* **Data**:
——

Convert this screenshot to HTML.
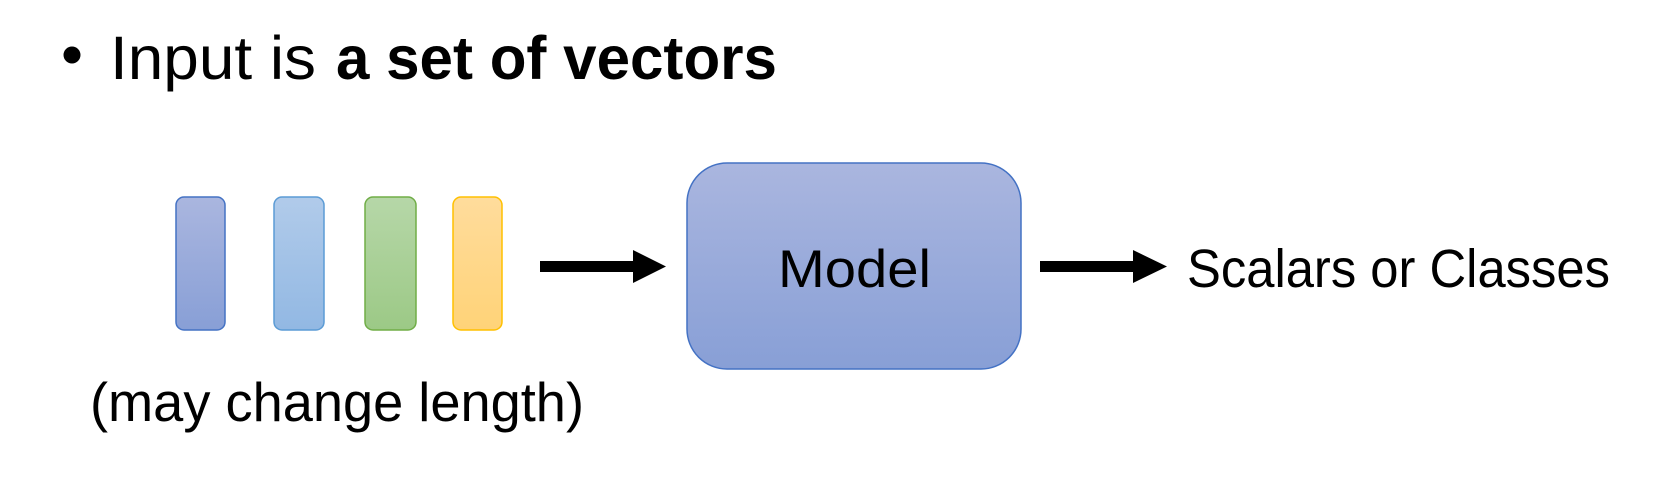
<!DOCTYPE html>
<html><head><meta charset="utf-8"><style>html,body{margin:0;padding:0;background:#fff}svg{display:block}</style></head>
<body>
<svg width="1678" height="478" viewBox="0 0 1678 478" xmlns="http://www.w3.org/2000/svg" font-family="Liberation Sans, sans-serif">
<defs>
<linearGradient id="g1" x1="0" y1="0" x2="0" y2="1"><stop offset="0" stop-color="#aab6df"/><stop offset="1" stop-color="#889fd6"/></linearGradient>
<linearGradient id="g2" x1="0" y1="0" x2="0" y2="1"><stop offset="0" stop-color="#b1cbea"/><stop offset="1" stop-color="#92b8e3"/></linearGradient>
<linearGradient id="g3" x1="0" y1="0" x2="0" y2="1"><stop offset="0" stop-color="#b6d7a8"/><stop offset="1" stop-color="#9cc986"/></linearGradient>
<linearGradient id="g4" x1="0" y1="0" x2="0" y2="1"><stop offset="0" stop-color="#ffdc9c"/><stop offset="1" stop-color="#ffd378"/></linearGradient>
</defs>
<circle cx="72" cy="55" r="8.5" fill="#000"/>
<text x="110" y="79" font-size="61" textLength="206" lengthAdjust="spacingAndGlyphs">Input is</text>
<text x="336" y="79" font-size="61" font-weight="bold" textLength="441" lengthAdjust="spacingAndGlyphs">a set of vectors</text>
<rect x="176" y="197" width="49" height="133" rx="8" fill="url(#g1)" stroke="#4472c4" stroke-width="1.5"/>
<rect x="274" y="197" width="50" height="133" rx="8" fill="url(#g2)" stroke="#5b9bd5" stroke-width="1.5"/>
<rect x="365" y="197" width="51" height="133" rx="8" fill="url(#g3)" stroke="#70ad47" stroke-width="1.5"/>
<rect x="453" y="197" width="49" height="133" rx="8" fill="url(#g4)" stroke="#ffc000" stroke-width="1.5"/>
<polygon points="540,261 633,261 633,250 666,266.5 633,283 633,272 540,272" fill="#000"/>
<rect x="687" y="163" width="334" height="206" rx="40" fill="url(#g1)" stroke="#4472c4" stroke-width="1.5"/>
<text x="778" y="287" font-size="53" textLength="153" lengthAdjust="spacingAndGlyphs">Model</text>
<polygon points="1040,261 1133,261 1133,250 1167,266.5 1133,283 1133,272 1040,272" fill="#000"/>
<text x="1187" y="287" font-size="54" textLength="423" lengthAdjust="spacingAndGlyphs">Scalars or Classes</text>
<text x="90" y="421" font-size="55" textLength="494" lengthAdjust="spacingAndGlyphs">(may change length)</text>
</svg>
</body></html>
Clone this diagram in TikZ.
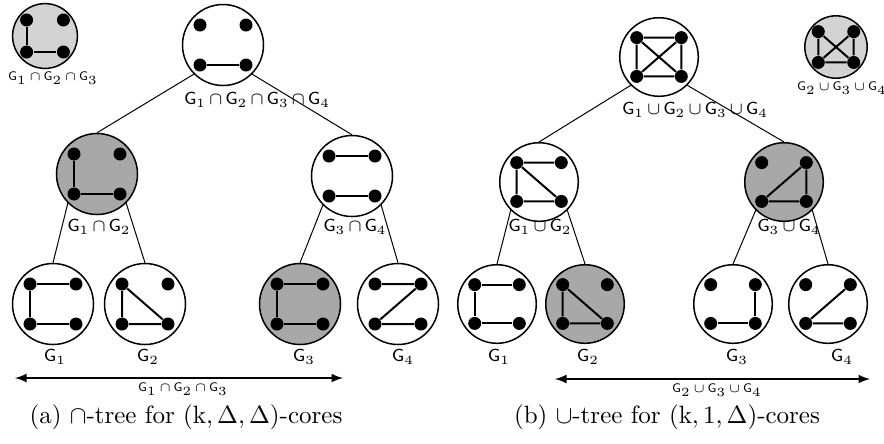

——

* **Exercise objective**:
The records above are to be reproduced exactly; the pictures are to be left out.

* **Solution**:
Convert this screenshot to HTML.
<!DOCTYPE html>
<html><head><meta charset="utf-8"><style>html,body{margin:0;padding:0;background:#fff}svg{display:block}</style></head>
<body>
<svg width="1678" height="478" viewBox="0 0 1678 478" xmlns="http://www.w3.org/2000/svg" font-family="Liberation Sans, sans-serif">
<defs>
<linearGradient id="g1" x1="0" y1="0" x2="0" y2="1"><stop offset="0" stop-color="#aab6df"/><stop offset="1" stop-color="#889fd6"/></linearGradient>
<linearGradient id="g2" x1="0" y1="0" x2="0" y2="1"><stop offset="0" stop-color="#b1cbea"/><stop offset="1" stop-color="#92b8e3"/></linearGradient>
<linearGradient id="g3" x1="0" y1="0" x2="0" y2="1"><stop offset="0" stop-color="#b6d7a8"/><stop offset="1" stop-color="#9cc986"/></linearGradient>
<linearGradient id="g4" x1="0" y1="0" x2="0" y2="1"><stop offset="0" stop-color="#ffdc9c"/><stop offset="1" stop-color="#ffd378"/></linearGradient>
</defs>
<circle cx="72" cy="55" r="8.5" fill="#000"/>
<text x="110" y="79" font-size="61" textLength="206" lengthAdjust="spacingAndGlyphs">Input is</text>
<text x="336" y="79" font-size="61" font-weight="bold" textLength="441" lengthAdjust="spacingAndGlyphs">a set of vectors</text>
<rect x="176" y="197" width="49" height="133" rx="8" fill="url(#g1)" stroke="#4472c4" stroke-width="1.5"/>
<rect x="274" y="197" width="50" height="133" rx="8" fill="url(#g2)" stroke="#5b9bd5" stroke-width="1.5"/>
<rect x="365" y="197" width="51" height="133" rx="8" fill="url(#g3)" stroke="#70ad47" stroke-width="1.5"/>
<rect x="453" y="197" width="49" height="133" rx="8" fill="url(#g4)" stroke="#ffc000" stroke-width="1.5"/>
<polygon points="540,261 633,261 633,250 666,266.5 633,283 633,272 540,272" fill="#000"/>
<rect x="687" y="163" width="334" height="206" rx="40" fill="url(#g1)" stroke="#4472c4" stroke-width="1.5"/>
<text x="778" y="287" font-size="53" textLength="153" lengthAdjust="spacingAndGlyphs">Model</text>
<polygon points="1040,261 1133,261 1133,250 1167,266.5 1133,283 1133,272 1040,272" fill="#000"/>
<text x="1187" y="287" font-size="54" textLength="423" lengthAdjust="spacingAndGlyphs">Scalars or Classes</text>
<text x="90" y="421" font-size="55" textLength="494" lengthAdjust="spacingAndGlyphs">(may change length)</text>
</svg>
</body></html>
Clone this diagram in TikZ.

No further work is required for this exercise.